- [REQUIRED WORK]: Consider the records below. How many of their lines include the word "this"? State the number and nothing else.

- [ENTRIES SUPPLIED]:
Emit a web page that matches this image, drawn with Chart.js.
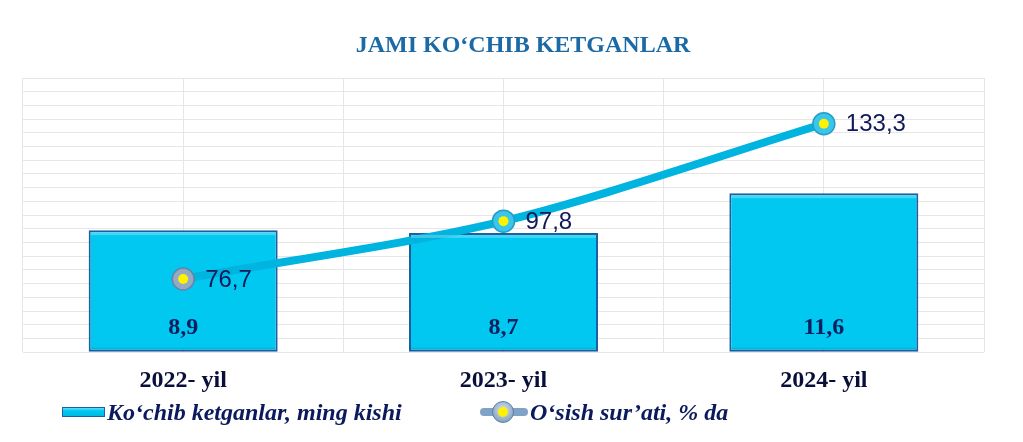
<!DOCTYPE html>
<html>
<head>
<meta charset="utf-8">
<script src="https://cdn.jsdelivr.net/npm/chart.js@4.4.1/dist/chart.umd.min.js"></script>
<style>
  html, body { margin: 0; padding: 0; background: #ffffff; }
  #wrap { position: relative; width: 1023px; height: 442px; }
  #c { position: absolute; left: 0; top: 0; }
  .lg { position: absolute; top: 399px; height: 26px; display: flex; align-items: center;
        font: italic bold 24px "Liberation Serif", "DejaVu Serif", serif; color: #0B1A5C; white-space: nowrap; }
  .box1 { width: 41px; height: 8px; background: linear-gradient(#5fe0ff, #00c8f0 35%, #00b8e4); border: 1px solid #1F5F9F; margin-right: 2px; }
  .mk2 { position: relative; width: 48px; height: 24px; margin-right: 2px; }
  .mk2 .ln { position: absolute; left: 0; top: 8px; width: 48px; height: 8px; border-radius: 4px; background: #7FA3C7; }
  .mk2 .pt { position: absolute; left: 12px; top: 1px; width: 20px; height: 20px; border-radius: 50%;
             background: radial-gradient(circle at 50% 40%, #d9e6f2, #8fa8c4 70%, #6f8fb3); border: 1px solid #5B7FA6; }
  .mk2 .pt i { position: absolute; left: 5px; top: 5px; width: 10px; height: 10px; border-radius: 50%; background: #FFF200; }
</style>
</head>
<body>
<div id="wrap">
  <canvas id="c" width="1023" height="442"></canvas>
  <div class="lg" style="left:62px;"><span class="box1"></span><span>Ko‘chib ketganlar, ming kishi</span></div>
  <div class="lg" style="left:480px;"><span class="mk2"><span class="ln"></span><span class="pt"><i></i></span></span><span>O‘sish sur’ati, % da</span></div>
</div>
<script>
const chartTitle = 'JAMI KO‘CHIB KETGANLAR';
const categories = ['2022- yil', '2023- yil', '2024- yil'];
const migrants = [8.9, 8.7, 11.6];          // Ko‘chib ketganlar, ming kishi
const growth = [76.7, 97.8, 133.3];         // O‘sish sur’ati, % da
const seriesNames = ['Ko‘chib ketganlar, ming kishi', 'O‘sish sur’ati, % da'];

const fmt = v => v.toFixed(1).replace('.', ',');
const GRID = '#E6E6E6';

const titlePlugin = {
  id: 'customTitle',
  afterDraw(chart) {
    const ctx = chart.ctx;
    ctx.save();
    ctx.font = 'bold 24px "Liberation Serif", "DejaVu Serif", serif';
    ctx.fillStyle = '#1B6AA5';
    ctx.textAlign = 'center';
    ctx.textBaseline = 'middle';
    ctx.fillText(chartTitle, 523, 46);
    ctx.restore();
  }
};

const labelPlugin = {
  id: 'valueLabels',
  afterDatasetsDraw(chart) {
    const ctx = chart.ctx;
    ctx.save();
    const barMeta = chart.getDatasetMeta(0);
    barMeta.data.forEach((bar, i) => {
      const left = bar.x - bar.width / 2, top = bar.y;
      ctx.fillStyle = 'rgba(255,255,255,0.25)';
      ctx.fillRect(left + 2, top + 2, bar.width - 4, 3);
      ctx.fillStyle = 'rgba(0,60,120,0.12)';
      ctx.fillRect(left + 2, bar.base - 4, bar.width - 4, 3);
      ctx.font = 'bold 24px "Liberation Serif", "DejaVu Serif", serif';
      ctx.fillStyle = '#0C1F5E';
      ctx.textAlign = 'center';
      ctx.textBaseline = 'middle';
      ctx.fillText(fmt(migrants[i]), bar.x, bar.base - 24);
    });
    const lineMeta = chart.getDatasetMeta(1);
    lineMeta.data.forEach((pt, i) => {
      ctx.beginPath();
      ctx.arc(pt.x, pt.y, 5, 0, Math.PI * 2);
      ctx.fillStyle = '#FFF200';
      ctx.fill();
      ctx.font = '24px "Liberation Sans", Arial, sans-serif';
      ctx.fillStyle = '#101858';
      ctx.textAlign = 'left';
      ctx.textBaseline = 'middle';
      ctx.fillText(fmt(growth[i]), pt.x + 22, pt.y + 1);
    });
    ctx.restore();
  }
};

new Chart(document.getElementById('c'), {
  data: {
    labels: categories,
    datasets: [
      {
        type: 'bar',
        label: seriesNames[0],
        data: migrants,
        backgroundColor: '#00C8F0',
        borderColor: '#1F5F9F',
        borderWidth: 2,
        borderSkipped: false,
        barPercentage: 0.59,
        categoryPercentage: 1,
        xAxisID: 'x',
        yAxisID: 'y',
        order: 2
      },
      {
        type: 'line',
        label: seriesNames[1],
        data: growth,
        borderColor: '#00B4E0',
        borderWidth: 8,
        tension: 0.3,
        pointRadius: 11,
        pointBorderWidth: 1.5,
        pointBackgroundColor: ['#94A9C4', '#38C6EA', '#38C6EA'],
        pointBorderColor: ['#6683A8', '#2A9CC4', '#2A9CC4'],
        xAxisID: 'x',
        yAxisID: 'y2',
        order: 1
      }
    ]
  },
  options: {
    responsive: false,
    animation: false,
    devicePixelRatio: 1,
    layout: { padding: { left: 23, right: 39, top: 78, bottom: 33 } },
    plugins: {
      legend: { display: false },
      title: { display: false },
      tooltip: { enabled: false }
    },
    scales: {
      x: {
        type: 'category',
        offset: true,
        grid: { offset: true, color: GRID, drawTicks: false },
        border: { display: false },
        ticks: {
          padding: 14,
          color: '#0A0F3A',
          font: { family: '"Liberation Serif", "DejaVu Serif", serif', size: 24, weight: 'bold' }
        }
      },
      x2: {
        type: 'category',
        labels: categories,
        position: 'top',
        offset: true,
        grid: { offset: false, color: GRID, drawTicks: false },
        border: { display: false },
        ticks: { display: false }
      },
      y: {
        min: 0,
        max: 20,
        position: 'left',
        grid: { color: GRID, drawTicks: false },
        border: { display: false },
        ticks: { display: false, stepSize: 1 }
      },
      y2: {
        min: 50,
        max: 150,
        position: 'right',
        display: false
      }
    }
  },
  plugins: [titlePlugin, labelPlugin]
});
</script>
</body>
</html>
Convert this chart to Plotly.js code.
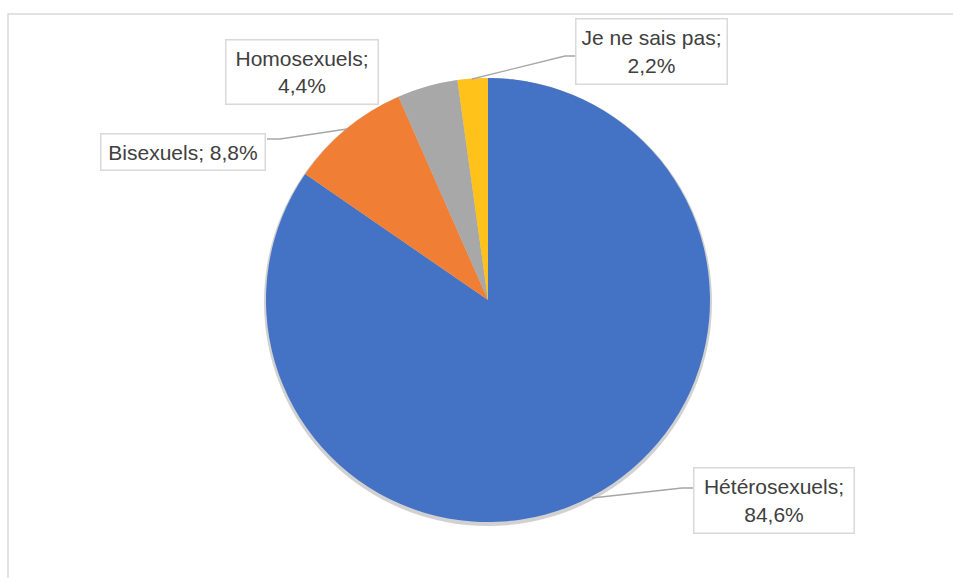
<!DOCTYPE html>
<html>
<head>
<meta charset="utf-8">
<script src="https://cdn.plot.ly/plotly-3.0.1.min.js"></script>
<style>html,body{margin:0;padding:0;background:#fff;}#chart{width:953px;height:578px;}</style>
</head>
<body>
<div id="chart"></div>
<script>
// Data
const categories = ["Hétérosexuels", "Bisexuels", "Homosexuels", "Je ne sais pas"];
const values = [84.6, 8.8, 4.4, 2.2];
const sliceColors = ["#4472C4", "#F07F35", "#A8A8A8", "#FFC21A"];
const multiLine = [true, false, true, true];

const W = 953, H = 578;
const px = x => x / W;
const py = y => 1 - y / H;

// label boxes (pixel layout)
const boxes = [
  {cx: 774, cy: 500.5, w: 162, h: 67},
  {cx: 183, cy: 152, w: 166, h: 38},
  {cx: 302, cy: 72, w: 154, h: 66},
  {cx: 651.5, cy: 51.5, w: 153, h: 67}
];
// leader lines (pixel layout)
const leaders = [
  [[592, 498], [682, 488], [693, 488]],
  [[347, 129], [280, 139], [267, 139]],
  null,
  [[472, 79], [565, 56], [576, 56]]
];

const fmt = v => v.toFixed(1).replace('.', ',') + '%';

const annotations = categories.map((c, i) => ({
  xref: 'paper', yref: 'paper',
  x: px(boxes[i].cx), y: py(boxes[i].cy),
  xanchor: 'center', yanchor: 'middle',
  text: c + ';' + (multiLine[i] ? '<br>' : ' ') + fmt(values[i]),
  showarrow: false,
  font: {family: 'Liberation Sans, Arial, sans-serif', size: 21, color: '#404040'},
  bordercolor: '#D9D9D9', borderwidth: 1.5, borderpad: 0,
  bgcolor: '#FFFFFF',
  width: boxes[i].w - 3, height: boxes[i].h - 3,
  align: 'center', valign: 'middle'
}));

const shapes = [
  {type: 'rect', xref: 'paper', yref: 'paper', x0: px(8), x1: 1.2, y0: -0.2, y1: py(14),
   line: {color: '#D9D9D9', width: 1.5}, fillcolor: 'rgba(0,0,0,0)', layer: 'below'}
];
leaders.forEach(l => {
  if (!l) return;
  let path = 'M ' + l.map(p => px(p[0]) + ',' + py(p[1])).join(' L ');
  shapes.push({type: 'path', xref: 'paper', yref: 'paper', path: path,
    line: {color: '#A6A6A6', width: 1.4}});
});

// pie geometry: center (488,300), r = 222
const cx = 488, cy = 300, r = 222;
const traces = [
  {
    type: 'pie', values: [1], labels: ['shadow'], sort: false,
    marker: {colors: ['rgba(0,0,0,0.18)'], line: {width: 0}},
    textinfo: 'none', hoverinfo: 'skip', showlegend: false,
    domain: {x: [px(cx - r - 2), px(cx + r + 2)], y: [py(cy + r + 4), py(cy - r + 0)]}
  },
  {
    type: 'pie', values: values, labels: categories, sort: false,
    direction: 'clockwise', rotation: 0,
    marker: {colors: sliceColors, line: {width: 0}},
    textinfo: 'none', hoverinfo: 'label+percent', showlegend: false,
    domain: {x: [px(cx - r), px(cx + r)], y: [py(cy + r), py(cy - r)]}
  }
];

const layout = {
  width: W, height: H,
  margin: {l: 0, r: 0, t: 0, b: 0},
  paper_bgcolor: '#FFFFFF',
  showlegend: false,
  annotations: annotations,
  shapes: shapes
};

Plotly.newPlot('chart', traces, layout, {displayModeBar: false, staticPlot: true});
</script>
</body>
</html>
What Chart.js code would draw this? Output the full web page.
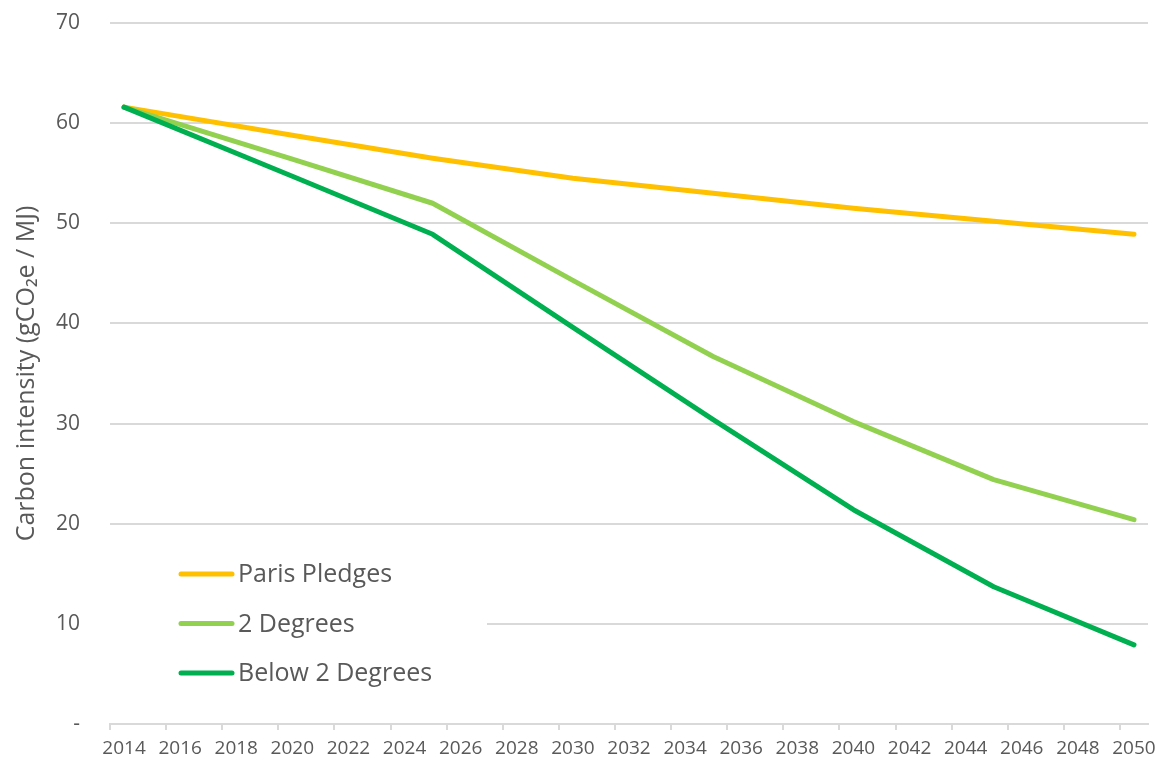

- [THE OUTPUT]: 3